Google to host rival US app stores, echoing EU rules

Google to host rival US app stores, echoing EU rules

A US court order forcing Google Play to carry competing app stores validates Europe’s regulatory strategy, though strict conditions in the American model show how tech giants can retain control even when forced to open up.

Starting on 22 July, Google will allow rival app stores to operate directly inside Google Play in the United States. The company told a California court it was ready to comply, ending a long-running legal battle with Epic Games.

The shift follows a 2023 jury ruling that Google’s Play Store was an illegal monopoly. In October 2024, Judge James Donato ordered Google to open its platform and share its full app catalogue with competitors.

Google and Epic had previously tried to replace this order with a settlement reportedly involving a secret $800m payment. Under that proposed deal, users would have simply sideloaded rival stores rather than finding them inside Play.

Nancy Rose, a court-appointed economist from MIT, rejected that compromise in a July report. She noted the alternative was "unlikely" to help rivals overcome Google’s grip because users rarely leave the store they already know.

The companies subsequently withdrew their motion to avoid "prolonging this process which creates uncertainty for the ecosystem." This leaves Judge Donato’s original, stricter order in force.

For European businesses and regulators, the US ruling is a clear case of the continent setting the global standard. The Digital Markets Act already forces both Google and Apple to permit rival app stores across the EU. Brazil has opened iOS to competition, Switzerland is probing Google's Android choice screen, and the US Supreme Court recently declined to pause a similar order against Apple.

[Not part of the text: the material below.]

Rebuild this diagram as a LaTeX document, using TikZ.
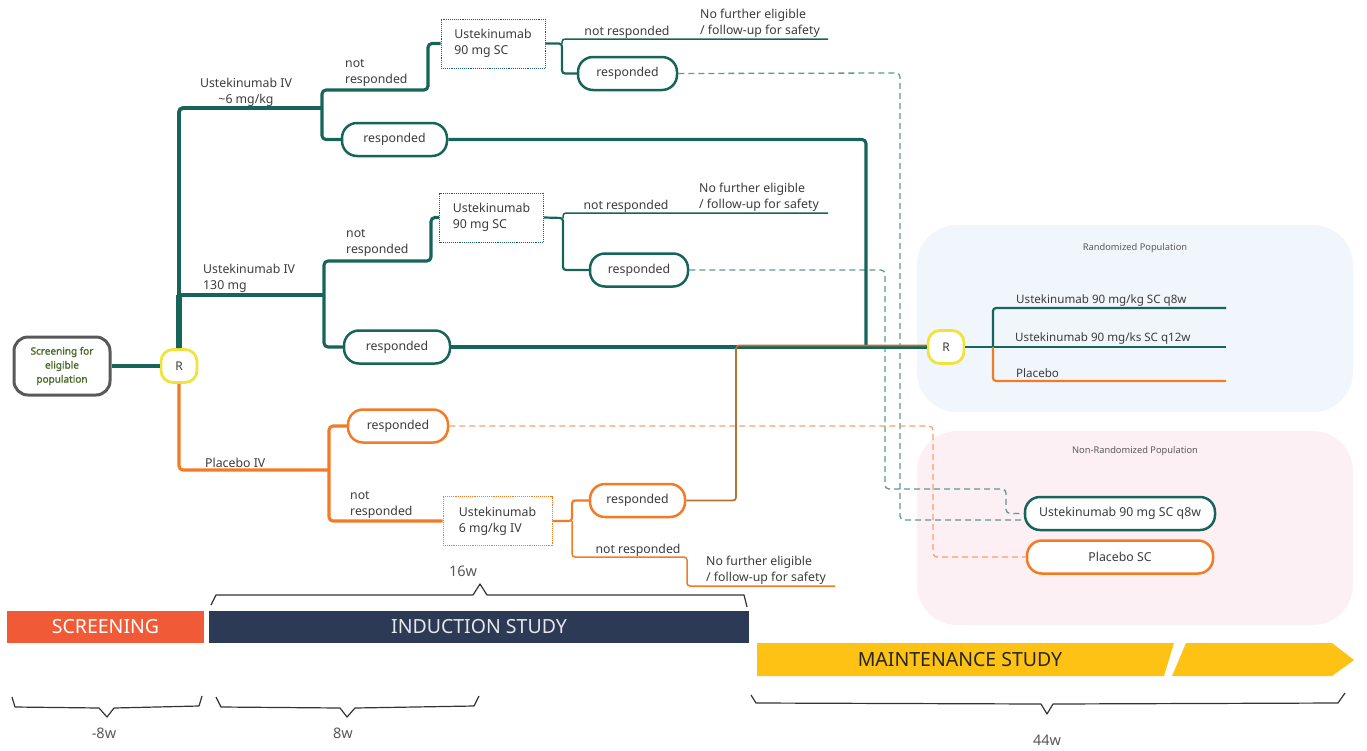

The financial shockwaves of these disputes are already benefiting European developers. Under its settlement with Epic, Google slashed its store commission from 30% to as low as 10% and permitted developers to use outside payment links.

However, the US implementation offers a warning to Europe about how gatekeepers adapt to regulation. Approved rival stores can pull the Play catalogue into their own shopfronts, but downloads must still run through Google’s infrastructure, meaning Google continues to collect a fee.

Competing stores also face heavy constraints in the US model. They must pay a $5,000 annual review fee, operate exclusively in the US, accept every eligible developer, and keep malware below 1% of installs.

The market is now watching to see which companies step forward. Microsoft has long planned an Xbox mobile store, while Epic and Amazon already run their own platforms.